Leaving out all pictures, copy exactly the lines from the one containing "Rebuild this diagram" down to the one containing "(b4) at (448,247)", both of them included.

= = = = =

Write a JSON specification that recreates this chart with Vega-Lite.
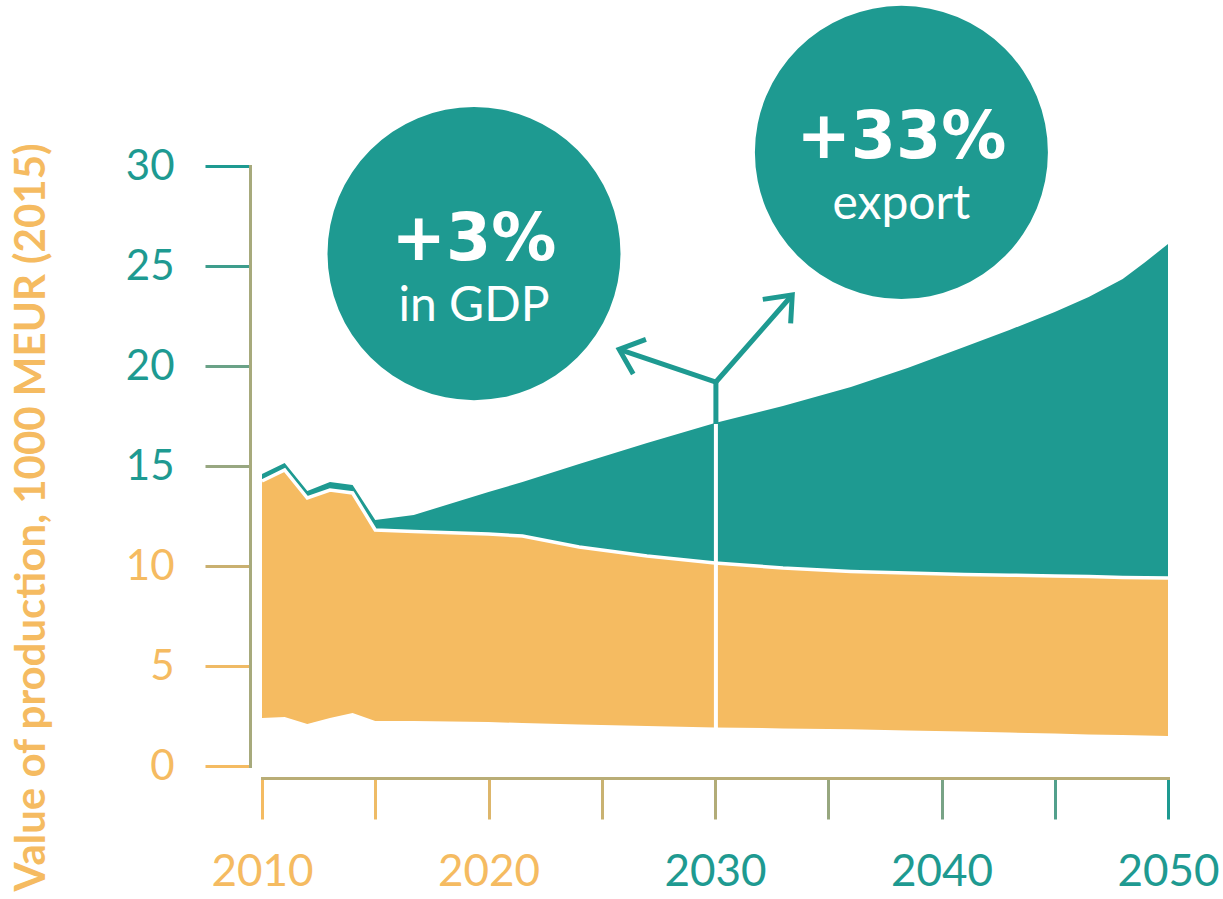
{
  "$schema": "https://vega.github.io/schema/vega-lite/v6.json",
  "width": 906,
  "height": 600,
  "autosize": {"type": "none"},
  "padding": {"left": 262, "top": 166, "right": 55, "bottom": 133},
  "background": "#ffffff",
  "config": {"view": {"stroke": null}},
  "datasets": {
    "series": [
      {"year": 2010, "low": 2.4, "mid": 14.25, "total": 14.6},
      {"year": 2011, "low": 2.45, "mid": 14.8, "total": 15.15},
      {"year": 2012, "low": 2.1, "mid": 13.4, "total": 13.75},
      {"year": 2013, "low": 2.4, "mid": 13.8, "total": 14.2},
      {"year": 2014, "low": 2.65, "mid": 13.65, "total": 14.05},
      {"year": 2015, "low": 2.25, "mid": 11.8, "total": 12.3},
      {"year": 2016.7, "low": 2.25, "mid": 11.72, "total": 12.55},
      {"year": 2020, "low": 2.2, "mid": 11.6, "total": 13.7},
      {"year": 2021.5, "low": 2.15, "mid": 11.5, "total": 14.2},
      {"year": 2024, "low": 2.08, "mid": 10.95, "total": 15.1},
      {"year": 2027, "low": 2.0, "mid": 10.5, "total": 16.15},
      {"year": 2030, "low": 1.93, "mid": 10.15, "total": 17.15},
      {"year": 2033, "low": 1.88, "mid": 9.9, "total": 18.0},
      {"year": 2036, "low": 1.84, "mid": 9.73, "total": 18.95},
      {"year": 2038.5, "low": 1.78, "mid": 9.65, "total": 19.9},
      {"year": 2041, "low": 1.72, "mid": 9.58, "total": 20.95},
      {"year": 2043, "low": 1.67, "mid": 9.54, "total": 21.8},
      {"year": 2045, "low": 1.62, "mid": 9.5, "total": 22.7},
      {"year": 2046.5, "low": 1.58, "mid": 9.47, "total": 23.45},
      {"year": 2048, "low": 1.55, "mid": 9.43, "total": 24.35},
      {"year": 2049, "low": 1.52, "mid": 9.41, "total": 25.2},
      {"year": 2050, "low": 1.5, "mid": 9.4, "total": 26.1}
    ],
    "arrows": [
      {"path": "Y", "i": 0, "year": 2025.77, "value": 20.83, "kind": "teal"},
      {"path": "Y", "i": 1, "year": 2030.04, "value": 19.2, "kind": "teal"},
      {"path": "Y", "i": 2, "year": 2033.41, "value": 23.55, "kind": "teal"},
      {"path": "headL", "i": 0, "year": 2026.95, "value": 21.33, "kind": "teal"},
      {"path": "headL", "i": 1, "year": 2025.77, "value": 20.83, "kind": "teal"},
      {"path": "headL", "i": 2, "year": 2026.39, "value": 19.6, "kind": "teal"},
      {"path": "headR", "i": 0, "year": 2032.11, "value": 23.33, "kind": "teal"},
      {"path": "headR", "i": 1, "year": 2033.41, "value": 23.55, "kind": "teal"},
      {"path": "headR", "i": 2, "year": 2033.34, "value": 22.13, "kind": "teal"},
      {"path": "stem", "i": 0, "year": 2030.04, "value": 19.2, "kind": "teal"},
      {"path": "stem", "i": 1, "year": 2030.04, "value": 17.1, "kind": "teal"},
      {"path": "white", "i": 0, "year": 2030.04, "value": 17.2, "kind": "white"},
      {"path": "white", "i": 1, "year": 2030.04, "value": 1.9, "kind": "white"}
    ],
    "bubbles": [
      {"year": 2019.36, "value": 25.62, "big": "+3%", "small": "in GDP"},
      {"year": 2038.23, "value": 30.68, "big": "+33%", "small": "export"}
    ]
  },
  "layer": [
    {
      "data": {"name": "series"},
      "mark": {"type": "area", "color": "#f5bb61", "clip": false},
      "encoding": {
        "x": {
          "field": "year", "type": "quantitative",
          "scale": {"domain": [2010, 2050], "nice": false, "zero": false},
          "axis": {
            "orient": "bottom", "offset": 12, "title": null, "grid": false,
            "values": [2010, 2015, 2020, 2025, 2030, 2035, 2040, 2045, 2050],
            "labelExpr": "datum.value % 10 == 0 ? format(datum.value, 'd') : ''",
            "domainWidth": 3, "domainCap": "square", "tickWidth": 3, "tickSize": 41,
            "domainColor": "#b9ad76",
            "labelFont": "Lato", "labelFontSize": 44, "labelBaseline": "alphabetic",
            "labelPadding": 66, "labelFlush": false, "labelOverlap": false,
            "labelColor": {"condition": {"test": "datum.value >= 2030", "value": "#1e9a91"}, "value": "#f5bb61"},
            "tickColor": {
              "condition": [
                {"test": "datum.value <= 2010", "value": "#f4bb62"},
                {"test": "datum.value <= 2015", "value": "#eebb66"},
                {"test": "datum.value <= 2020", "value": "#ddb66b"},
                {"test": "datum.value <= 2025", "value": "#c9b271"},
                {"test": "datum.value <= 2030", "value": "#b2ac78"},
                {"test": "datum.value <= 2035", "value": "#97a77f"},
                {"test": "datum.value <= 2040", "value": "#78a386"},
                {"test": "datum.value <= 2045", "value": "#52a08c"}
              ],
              "value": "#1e9a91"
            }
          }
        },
        "y": {
          "field": "low", "type": "quantitative",
          "scale": {"domain": [0, 30], "nice": false},
          "axis": {
            "orient": "left", "offset": 12, "grid": false,
            "values": [0, 5, 10, 15, 20, 25, 30],
            "format": "d",
            "domainWidth": 3, "domainCap": "square", "tickWidth": 3, "tickSize": 45,
            "domainColor": "#a7aa7c",
            "labelFont": "Lato", "labelFontSize": 42, "labelPadding": 31,
            "labelColor": {"condition": {"test": "datum.value >= 15", "value": "#1e9a91"}, "value": "#f5bb61"},
            "tickColor": {
              "condition": [
                {"test": "datum.value <= 0", "value": "#f4bb62"},
                {"test": "datum.value <= 5", "value": "#efba65"},
                {"test": "datum.value <= 10", "value": "#c9b070"},
                {"test": "datum.value <= 15", "value": "#98a781"},
                {"test": "datum.value <= 20", "value": "#6aa287"},
                {"test": "datum.value <= 25", "value": "#3e9d8c"}
              ],
              "value": "#1e9a91"
            },
            "title": "Value of production, 1000 MEUR (2015)",
            "titleFont": "Lato", "titleFontWeight": "bold", "titleFontSize": 42,
            "titleColor": "#f5bb61", "titleAngle": 270, "titleAlign": "center",
            "titleBaseline": "alphabetic", "titleX": -206, "titleY": 351
          }
        },
        "y2": {"field": "mid"}
      }
    },
    {
      "data": {"name": "series"},
      "mark": {"type": "area", "color": "#1e9a91", "clip": false},
      "encoding": {
        "x": {"field": "year", "type": "quantitative"},
        "y": {"field": "mid", "type": "quantitative"},
        "y2": {"field": "total"}
      }
    },
    {
      "data": {"name": "series"},
      "mark": {"type": "line", "color": "#ffffff", "strokeWidth": 3.5, "clip": false},
      "encoding": {
        "x": {"field": "year", "type": "quantitative"},
        "y": {"field": "mid", "type": "quantitative"}
      }
    },
    {
      "data": {"name": "arrows"},
      "transform": [{"filter": "datum.kind == 'white'"}],
      "mark": {"type": "line", "color": "#ffffff", "strokeWidth": 4, "strokeCap": "butt", "clip": false},
      "encoding": {
        "x": {"field": "year", "type": "quantitative"},
        "y": {"field": "value", "type": "quantitative"},
        "detail": {"field": "path"},
        "order": {"field": "i"}
      }
    },
    {
      "data": {"name": "arrows"},
      "transform": [{"filter": "datum.kind == 'teal'"}],
      "mark": {"type": "line", "color": "#1e9a91", "strokeWidth": 5, "strokeCap": "butt", "strokeJoin": "miter", "clip": false},
      "encoding": {
        "x": {"field": "year", "type": "quantitative"},
        "y": {"field": "value", "type": "quantitative"},
        "detail": {"field": "path"},
        "order": {"field": "i"}
      }
    },
    {
      "data": {"name": "bubbles"},
      "mark": {"type": "point", "shape": "circle", "filled": true, "size": 85849, "color": "#1e9a91", "opacity": 1, "clip": false},
      "encoding": {
        "x": {"field": "year", "type": "quantitative"},
        "y": {"field": "value", "type": "quantitative"}
      }
    },
    {
      "data": {"name": "bubbles"},
      "mark": {"type": "text", "font": "DejaVu Sans", "fontWeight": "bold", "fontSize": 65, "color": "#ffffff", "align": "center", "baseline": "alphabetic", "dy": 6, "clip": false},
      "encoding": {
        "x": {"field": "year", "type": "quantitative"},
        "y": {"field": "value", "type": "quantitative"},
        "text": {"field": "big"}
      }
    },
    {
      "data": {"name": "bubbles"},
      "mark": {"type": "text", "font": "Lato", "fontSize": 48, "color": "#ffffff", "align": "center", "baseline": "alphabetic", "dy": 67, "clip": false},
      "encoding": {
        "x": {"field": "year", "type": "quantitative"},
        "y": {"field": "value", "type": "quantitative"},
        "text": {"field": "small"}
      }
    }
  ]
}
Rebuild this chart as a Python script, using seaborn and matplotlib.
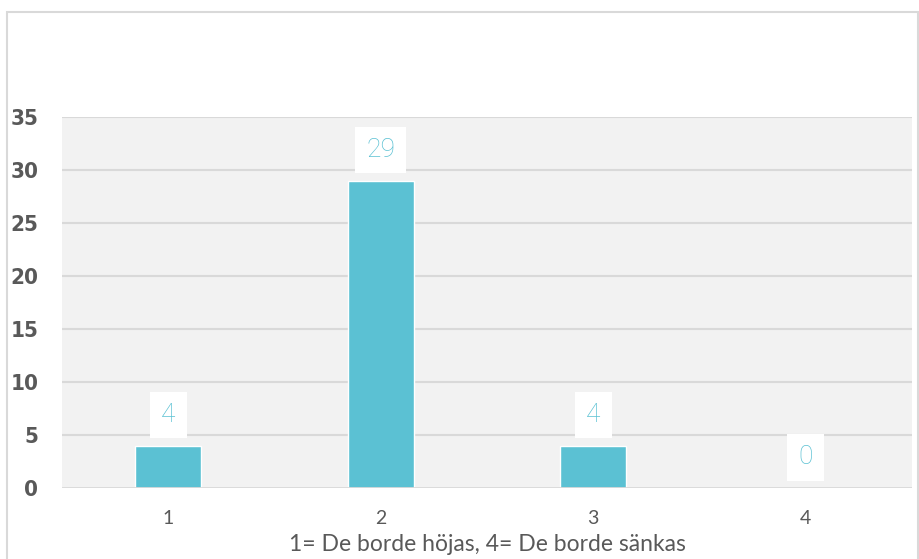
import matplotlib.pyplot as plt
import seaborn as sns
from matplotlib.patches import Rectangle

categories = ["1", "2", "3", "4"]
counts = [4, 29, 4, 0]
xlabel = "1= De borde höjas, 4= De borde sänkas"

bar_color = "#5BC1D3"
grid_color = "#D9D9D9"
text_color = "#595959"

sns.set_style("white")
fig = plt.figure(figsize=(9.2, 5.59), dpi=100)
ax = fig.add_axes([0.0674, 0.127, 0.9239, 0.6637])
ax.set_facecolor("#F2F2F2")

sns.barplot(x=categories, y=counts, color=bar_color, saturation=1, width=0.31, ax=ax)

ax.set_ylim(0, 35)
ax.set_xlim(-0.5, 3.5)
ax.set_yticks(range(0, 36, 5))
for y in range(5, 36, 5):
    ax.axhline(y, color=grid_color, lw=1.5, zorder=0.5)
for s in ax.spines.values():
    s.set_visible(False)
ax.axhline(0, color=grid_color, lw=2, zorder=3)

ax.tick_params(axis="y", length=0, pad=17)
ax.tick_params(axis="x", length=0, pad=16)
for lab in ax.get_yticklabels():
    lab.set_fontfamily("DejaVu Sans")
    lab.set_fontstretch("condensed")
    lab.set_fontweight("bold")
    lab.set_fontsize(16)
    lab.set_color(text_color)
for lab in ax.get_xticklabels():
    lab.set_fontfamily("Lato")
    lab.set_fontsize(14)
    lab.set_color(text_color)

ax.set_xlabel(xlabel, fontfamily="Lato", fontsize=16.5, color=text_color, labelpad=5)
ax.set_ylabel("")

for i, v in enumerate(counts):
    ax.annotate(str(v), xy=(i, v), xytext=(0, 22), textcoords="offset points",
                ha="center", va="center", fontsize=19, fontfamily="Roboto",
                fontweight="light", color=bar_color,
                bbox=dict(boxstyle="square,pad=0.42", fc="white", ec="none"))

fig.patches.append(Rectangle((7 / 920, -0.05), 911 / 920, 1.05 - 12 / 559,
                             transform=fig.transFigure, fill=False,
                             ec=grid_color, lw=1.5, zorder=0))

fig.savefig("out.png", dpi=100)
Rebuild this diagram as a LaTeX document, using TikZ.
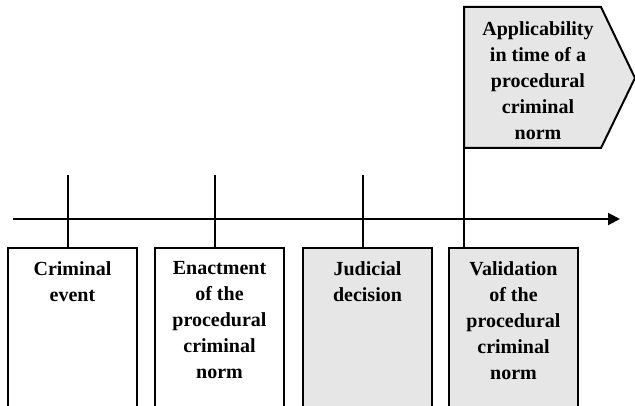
\documentclass[tikz,border=0pt]{standalone}
\usepackage{fontspec}
\setmainfont{Liberation Serif}
\usetikzlibrary{arrows.meta,calc}
\definecolor{panelgray}{RGB}{230,230,230}
\tikzset{
  stroke/.style={line width=2pt, draw=black},
  evbox/.style={stroke, rectangle, anchor=north west, minimum width=129pt,
                minimum height=200pt, inner sep=0pt},
  plainbox/.style={evbox, fill=white},
  shadebox/.style={evbox, fill=panelgray},
  label/.style={anchor=north, inner sep=0pt, align=center,
                font=\fontsize{20}{26}\selectfont\bfseries},
}
\begin{document}
\begin{tikzpicture}[x=1pt, y=-1pt]
  \useasboundingbox (0,0) rectangle (635,406);

  % time axis
  \coordinate (axs) at (13,219);
  \coordinate (axe) at (620,219);
  \draw[stroke, -{Triangle[length=12pt,width=12pt]}] (axs) -- (axe);

  % event boxes (open towards the bottom of the page)
  \node[plainbox] (b1) at (7,247) {};
  \node[plainbox] (b2) at (154,247) {};
  \node[shadebox] (b3) at (302,247) {};
  \node[shadebox] (b4) at (448,247) {};

  \node[label] (l1) at ($(b1.north)+(0,14)$) {Criminal\\event};
  \node[label] (l2) at ($(b2.north)+(0,14)$) {Enactment\\of the\\procedural\\criminal\\norm};
  \node[label] (l3) at ($(b3.north)+(0,14)$) {Judicial\\decision};
  \node[label] (l4) at ($(b4.north)+(0,14)$) {Validation\\of the\\procedural\\criminal\\norm};

  % tick marks crossing the axis
  \coordinate (t1) at (68,175);
  \coordinate (t2) at (215,175);
  \coordinate (t3) at (363,175);
  \draw[stroke] (t1) -- (t1 |- b1.north);
  \draw[stroke] (t2) -- (t2 |- b2.north);
  \draw[stroke] (t3) -- (t3 |- b3.north);

  % applicability flag
  \coordinate (f1) at (464,7);
  \coordinate (f2) at (601,7);
  \coordinate (f3) at (635,78);
  \coordinate (f4) at (601,148);
  \coordinate (f5) at (464,148);
  \draw[stroke, fill=panelgray] (f1) -- (f2) -- (f3) -- (f4) -- (f5) -- cycle;
  \node[label] (lf) at (538,21.5) {Applicability\\in time of a\\procedural\\criminal\\norm};
  \draw[stroke] (f5) -- (f5 |- b4.north);
\end{tikzpicture}
\end{document}
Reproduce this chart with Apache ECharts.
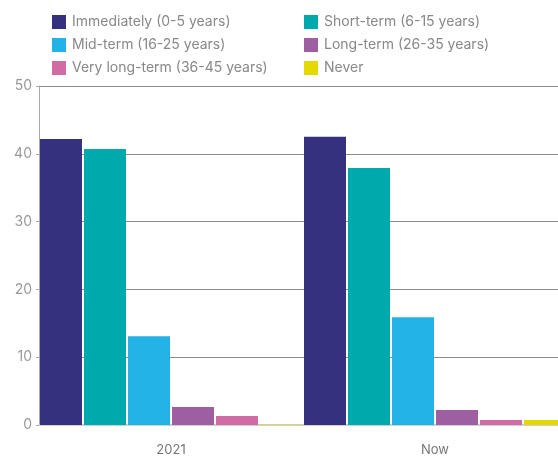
<!DOCTYPE html>
<html>
<head>
<meta charset="utf-8">
<script src="https://cdn.jsdelivr.net/npm/echarts@6/dist/echarts.min.js"></script>
<style>html,body{margin:0;padding:0;background:#fff}#c{width:558px;height:457px}</style>
</head>
<body>
<div id="c"></div>
<script>
var categories = ['2021', 'Now'];
var seriesNames = ['Immediately (0-5 years)', 'Short-term (6-15 years)', 'Mid-term (16-25 years)', 'Long-term (26-35 years)', 'Very long-term (36-45 years)', 'Never'];
var immediately = [42.2, 42.5];
var shortTerm = [40.7, 37.9];
var midTerm = [13.1, 15.9];
var longTerm = [2.65, 2.2];
var veryLongTerm = [1.33, 0.75];
var never = [0.08, 0.75];
var yTicks = [0, 10, 20, 30, 40, 50];
var colors = ['#35317f', '#00a9ac', '#22b2e6', '#9d5fa0', '#d06ba3', '#e3d900'];
var values = [immediately, shortTerm, midTerm, longTerm, veryLongTerm, never];

var FONT = 'Inter, "Noto Sans", sans-serif';
var legendPos = [[52, 15], [304, 15], [52, 38], [304, 38], [52, 61], [304, 61]];
var legends = seriesNames.map(function (n, i) {
  return {
    data: [n], left: legendPos[i][0], top: legendPos[i][1],
    icon: 'rect', itemWidth: 14, itemHeight: 14, itemGap: 0, padding: 0,
    selectedMode: false,
    textStyle: { color: '#888', fontSize: 14, fontFamily: FONT, padding: [0, 0, 0, 1] }
  };
});

var chart = echarts.init(document.getElementById('c'), null, { renderer: 'canvas' });
chart.setOption({
  animation: false,
  color: colors,
  legend: legends,
  grid: { left: 39, top: 86, right: -9, bottom: 32, containLabel: false, outerBoundsMode: 'none' },
  xAxis: {
    type: 'category', data: categories,
    axisLine: { lineStyle: { color: '#cfcfcf', width: 2 } },
    axisTick: { show: false },
    axisLabel: { color: '#777', fontSize: 13, fontFamily: FONT, margin: 19 }
  },
  yAxis: {
    type: 'value', min: 0, max: 50, interval: 10,
    axisLine: { show: true, lineStyle: { color: '#aaa' } },
    axisTick: { show: true, length: 3, lineStyle: { color: '#aaa' } },
    axisLabel: { color: '#999', fontSize: 14, fontFamily: FONT, margin: 7,
      formatter: function (v) { return yTicks.indexOf(v) >= 0 ? String(v) : ''; } },
    splitLine: { lineStyle: { color: '#8c8c8c', width: 1 } }
  },
  series: seriesNames.map(function (n, i) {
    return {
      name: n, type: 'bar', data: values[i],
      barWidth: 42, barGap: '4.76%', barCategoryGap: '0%',
      itemStyle: { color: colors[i] }
    };
  })
});
</script>
</body>
</html>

= = = = =

• _Solved problem_
Rebuild this diagram as a LaTeX document, using TikZ.
\documentclass[tikz,border=0pt]{standalone}
\usepackage{fontspec}
\setmainfont{Liberation Serif}
\usetikzlibrary{arrows.meta,calc}
\definecolor{panelgray}{RGB}{230,230,230}
\tikzset{
  stroke/.style={line width=2pt, draw=black},
  evbox/.style={stroke, rectangle, anchor=north west, minimum width=129pt,
                minimum height=200pt, inner sep=0pt},
  plainbox/.style={evbox, fill=white},
  shadebox/.style={evbox, fill=panelgray},
  label/.style={anchor=north, inner sep=0pt, align=center,
                font=\fontsize{20}{26}\selectfont\bfseries},
}
\begin{document}
\begin{tikzpicture}[x=1pt, y=-1pt]
  \useasboundingbox (0,0) rectangle (635,406);

  % time axis
  \coordinate (axs) at (13,219);
  \coordinate (axe) at (620,219);
  \draw[stroke, -{Triangle[length=12pt,width=12pt]}] (axs) -- (axe);

  % event boxes (open towards the bottom of the page)
  \node[plainbox] (b1) at (7,247) {};
  \node[plainbox] (b2) at (154,247) {};
  \node[shadebox] (b3) at (302,247) {};
  \node[shadebox] (b4) at (448,247) {};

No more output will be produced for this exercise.